_Challenge:_
Each line of the material below that holds the word "React" needs to be copied.

-- Start Data --

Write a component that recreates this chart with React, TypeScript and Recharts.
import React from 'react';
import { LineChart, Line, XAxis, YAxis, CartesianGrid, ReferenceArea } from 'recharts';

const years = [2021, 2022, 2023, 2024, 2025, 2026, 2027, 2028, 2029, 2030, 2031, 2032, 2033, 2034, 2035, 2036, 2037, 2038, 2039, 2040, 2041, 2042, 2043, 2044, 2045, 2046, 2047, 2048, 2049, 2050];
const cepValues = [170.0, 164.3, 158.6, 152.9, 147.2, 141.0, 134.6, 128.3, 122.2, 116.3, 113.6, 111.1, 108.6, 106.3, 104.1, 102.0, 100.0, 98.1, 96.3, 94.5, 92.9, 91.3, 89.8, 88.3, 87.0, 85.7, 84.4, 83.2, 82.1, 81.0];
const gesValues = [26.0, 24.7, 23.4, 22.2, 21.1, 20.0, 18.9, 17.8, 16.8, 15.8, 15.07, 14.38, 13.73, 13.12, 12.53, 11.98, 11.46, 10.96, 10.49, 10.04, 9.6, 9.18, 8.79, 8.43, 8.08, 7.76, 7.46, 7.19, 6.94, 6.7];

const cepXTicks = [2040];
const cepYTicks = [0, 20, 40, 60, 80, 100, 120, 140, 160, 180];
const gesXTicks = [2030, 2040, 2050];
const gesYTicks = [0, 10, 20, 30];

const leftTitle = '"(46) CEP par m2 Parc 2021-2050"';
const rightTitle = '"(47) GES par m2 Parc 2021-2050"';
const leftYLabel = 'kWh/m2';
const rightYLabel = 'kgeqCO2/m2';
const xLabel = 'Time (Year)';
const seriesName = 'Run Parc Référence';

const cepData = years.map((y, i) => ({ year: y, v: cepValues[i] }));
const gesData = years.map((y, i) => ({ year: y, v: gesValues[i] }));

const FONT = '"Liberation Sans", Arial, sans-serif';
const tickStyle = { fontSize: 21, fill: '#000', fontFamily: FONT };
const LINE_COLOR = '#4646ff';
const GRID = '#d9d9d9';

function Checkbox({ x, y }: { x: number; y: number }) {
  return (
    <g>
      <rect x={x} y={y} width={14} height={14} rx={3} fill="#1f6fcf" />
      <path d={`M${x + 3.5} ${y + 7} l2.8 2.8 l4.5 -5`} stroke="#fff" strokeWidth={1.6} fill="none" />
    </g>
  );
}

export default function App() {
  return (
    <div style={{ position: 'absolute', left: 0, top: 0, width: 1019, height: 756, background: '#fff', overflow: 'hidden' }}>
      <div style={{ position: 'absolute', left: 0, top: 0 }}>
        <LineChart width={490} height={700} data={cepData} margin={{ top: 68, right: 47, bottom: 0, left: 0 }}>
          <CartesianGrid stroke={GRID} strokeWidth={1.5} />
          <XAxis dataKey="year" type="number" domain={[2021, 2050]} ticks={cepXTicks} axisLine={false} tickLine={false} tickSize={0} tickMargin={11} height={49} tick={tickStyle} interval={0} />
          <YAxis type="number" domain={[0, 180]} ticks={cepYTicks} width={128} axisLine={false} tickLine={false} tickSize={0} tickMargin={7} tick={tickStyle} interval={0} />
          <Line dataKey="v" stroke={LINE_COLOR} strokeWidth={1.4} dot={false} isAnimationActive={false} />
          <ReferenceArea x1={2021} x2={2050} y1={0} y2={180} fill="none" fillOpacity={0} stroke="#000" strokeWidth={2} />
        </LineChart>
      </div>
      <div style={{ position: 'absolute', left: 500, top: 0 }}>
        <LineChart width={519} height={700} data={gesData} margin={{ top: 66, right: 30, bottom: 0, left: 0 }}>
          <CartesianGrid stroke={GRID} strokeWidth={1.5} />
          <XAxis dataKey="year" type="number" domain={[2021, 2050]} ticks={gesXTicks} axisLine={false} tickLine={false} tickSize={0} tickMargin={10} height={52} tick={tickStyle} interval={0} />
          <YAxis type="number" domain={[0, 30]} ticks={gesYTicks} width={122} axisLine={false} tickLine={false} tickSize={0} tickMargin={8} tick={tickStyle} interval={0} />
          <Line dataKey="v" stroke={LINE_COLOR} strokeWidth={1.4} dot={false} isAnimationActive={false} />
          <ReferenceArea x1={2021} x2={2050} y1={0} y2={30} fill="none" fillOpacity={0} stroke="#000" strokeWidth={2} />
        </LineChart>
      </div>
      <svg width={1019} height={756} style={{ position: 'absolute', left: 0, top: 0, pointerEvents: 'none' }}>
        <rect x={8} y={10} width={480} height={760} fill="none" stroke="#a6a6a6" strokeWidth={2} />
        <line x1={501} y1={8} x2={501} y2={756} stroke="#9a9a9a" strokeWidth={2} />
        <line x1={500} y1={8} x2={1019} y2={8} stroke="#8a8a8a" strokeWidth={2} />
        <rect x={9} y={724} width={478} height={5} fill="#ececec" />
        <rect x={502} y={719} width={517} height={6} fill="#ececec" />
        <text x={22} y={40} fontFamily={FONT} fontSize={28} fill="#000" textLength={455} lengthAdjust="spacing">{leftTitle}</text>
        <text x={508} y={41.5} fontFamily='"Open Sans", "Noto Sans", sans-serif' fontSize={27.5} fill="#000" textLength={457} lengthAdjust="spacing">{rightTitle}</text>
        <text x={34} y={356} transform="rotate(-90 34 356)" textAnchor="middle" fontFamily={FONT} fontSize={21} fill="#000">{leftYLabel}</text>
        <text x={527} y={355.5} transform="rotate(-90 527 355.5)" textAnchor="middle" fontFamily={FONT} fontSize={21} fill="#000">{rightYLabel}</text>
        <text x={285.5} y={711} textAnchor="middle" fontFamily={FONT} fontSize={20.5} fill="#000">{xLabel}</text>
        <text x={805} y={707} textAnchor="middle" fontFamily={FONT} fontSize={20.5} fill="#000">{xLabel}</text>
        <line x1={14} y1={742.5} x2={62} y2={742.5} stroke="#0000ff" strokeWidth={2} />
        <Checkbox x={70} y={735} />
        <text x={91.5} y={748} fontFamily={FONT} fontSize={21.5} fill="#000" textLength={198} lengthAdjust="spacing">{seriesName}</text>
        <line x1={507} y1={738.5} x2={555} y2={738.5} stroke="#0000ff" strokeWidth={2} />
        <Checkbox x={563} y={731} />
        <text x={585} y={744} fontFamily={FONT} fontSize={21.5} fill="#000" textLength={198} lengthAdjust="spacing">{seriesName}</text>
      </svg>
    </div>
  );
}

-- End Data --

_Worked solution:_
Write a component that recreates this chart with React, TypeScript and Recharts.
import React from 'react';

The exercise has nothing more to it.